Por fim, o professor destaca que as escolas tem se esforçado para trabalhar a inclusão em seus currículos. “Em todas as escolas em que trabalhei a gestão vem se esforçando cada vez mais para poder dar o acolhimento necessário”, finaliza.
Vale destacar que o professor também desenvolve trabalho no esporte de alto rendimento nas categorias de base do Rio Claro Futebol Clube.
Ranking
Santa Gertrudes está na 5.044ª posição no ranking de pessoas com deficiência entre as cidades do país. Já no ranking de pessoas diagnosticadas com autismo, o município figura na 1.208ª posição.

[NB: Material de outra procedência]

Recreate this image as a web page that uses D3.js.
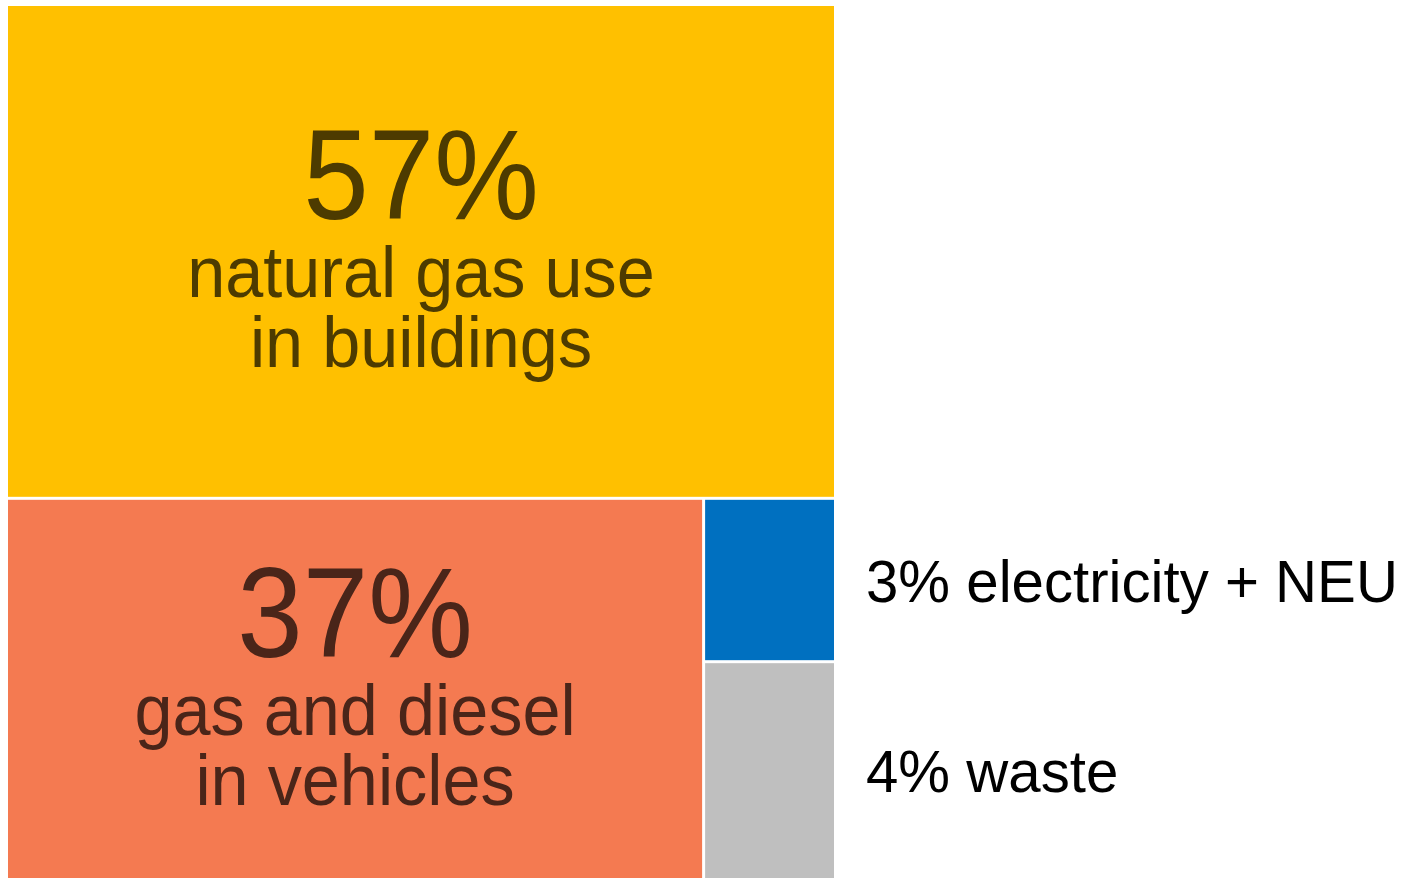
<!DOCTYPE html>
<html>
<head>
<meta charset="utf-8">
<script src="https://cdn.jsdelivr.net/npm/d3@7"></script>
<style>
  body { margin: 0; background: #fff; }
  text { font-family: "Liberation Sans", Arial, sans-serif; }
</style>
</head>
<body>
<svg id="chart" width="1405" height="878"></svg>
<script>

// data
let names = ["buildings", "vehicles", "electricity", "waste"];
let shares = [57, 37, 3, 4];
let lines = [
    ["natural gas use", "in buildings"],
    ["gas and diesel", "in vehicles"],
    ["electricity + NEU"],
    ["waste"]
];
let fills = ["#FFC000", "#F47A51", "#0070C0", "#BFBFBF"];
let inks = ["#4D3B00", "#4A2519", "#000", "#000"];

let margin = {top: 6, right: 571, bottom: 0, left: 8};
let width = 1405 - margin.left - margin.right;
let height = 878 - margin.top - margin.bottom;

let svg = d3.select("#chart");
let g = svg.append("g")
    .attr("transform", "translate(" + margin.left + "," + margin.top + ")");

let rows = names.map((n, i) => ({name: n, value: shares[i], idx: i}));

let root = d3.hierarchy({children: rows})
    .sum(d => d.value || 0);

d3.treemap()
    .size([width, height])
    .paddingInner(3)
    .tile(d3.treemapBinary)(root);

let leaves = root.leaves();

g.selectAll("rect.cell")
    .data(leaves)
    .enter()
    .append("rect")
    .attr("class", "cell")
    .attr("x", d => d.x0)
    .attr("y", d => d.y0)
    .attr("width", d => d.x1 - d.x0)
    .attr("height", d => d.y1 - d.y0)
    .attr("fill", d => fills[d.data.idx]);

// big cells get the label inside, small ones to the right
leaves.forEach(function (d) {
    let i = d.data.idx;
    let cx = (d.x0 + d.x1) / 2;
    let cy = (d.y0 + d.y1) / 2;

    if (d.x1 - d.x0 > 300) {
        let txt = g.append("g")
            .attr("transform", "translate(" + cx + "," + cy + ")")
            .attr("fill", inks[i])
            .attr("text-anchor", "middle");

        txt.append("text")
            .attr("transform", "translate(0,-32) scale(0.92,1)")
            .style("font-size", "128px")
            .text(shares[i] + "%");

        lines[i].forEach(function (l, k) {
            txt.append("text")
                .attr("transform", "translate(0," + (46 + k * 70) + ") scale(0.95,1)")
                .style("font-size", "72px")
                .text(l);
        });
    }
    else {
        g.append("text")
            .attr("transform", "translate(" + (d.x1 + 32) + "," + cy + ") scale(0.97,1)")
            .attr("dy", "0.36em")
            .attr("fill", inks[i])
            .style("font-size", "60px")
            .text(shares[i] + "% " + lines[i][0]);
    }
});

</script>
</body>
</html>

Conforme o levantamento, são consideradas pessoa com deficiência os declarantes com algum grau de dificuldade funcional, são eles: de enxergar, mesmo usando óculos; de ouvir, mesmo usando aparelhos auditivos; de andar ou subir degraus, mesmo usando prótese; de pegar objetos pequenos, como botão ou lápis, ou abrir e fechar tampas de garrafas, mesmo usando aparelho de auxílio; de se comunicar, realizar cuidados pessoais, como trabalhar e estudar devido a alguma limitação nas funções mentais.
Já para identificar as pessoas com autismo, a pesquisa considerou o declarante que respondeu que já foi diagnosticado com autismo por algum profissional de saúde.
Núcleo de Atendimento Multidisciplinar
Em funcionamento há pouco mais de um ano, o Núcleo de Atendimento Multidisciplinar (NAM) Profª Elza Girotto, em Santa Gertrudes, atende mais de 100 alunos. O espaço é voltado à inclusão e ao desenvolvimento de crianças com transtorno do espectro autista e deficiências.
De acordo com informações da assessoria de imprensa da prefeitura, o serviço possui 40 profissionais especializados e realiza 295 atendimentos por semana. Tudo de forma gratuita.
Para ter acesso ao serviço do NAM é necessário:
- Acompanhamento escolar: O aluno deve estar matriculado em uma escola da rede municipal de ensino.
- Encaminhamento pela escola: Professores e equipe pedagógica identificam a necessidade de atendimento especializado (como TEA, deficiências, atraso no desenvolvimento etc.).
- Avaliação da Secretaria de Educação: A escola encaminha a situação para a Secretaria de Educação, que analisa o caso junto à coordenação do NAM.
- Contato com a família: Se o aluno for aceito, a equipe do NAM entra em contato com os responsáveis para agendamento e início dos atendimentos.
Importante: De acordo com a assessoria de imprensa da prefeitura municipal, o NAM é exclusivo para alunos da rede municipal, e o acesso é via escola, não sendo possível agendamento direto por parte dos pais ou responsáveis.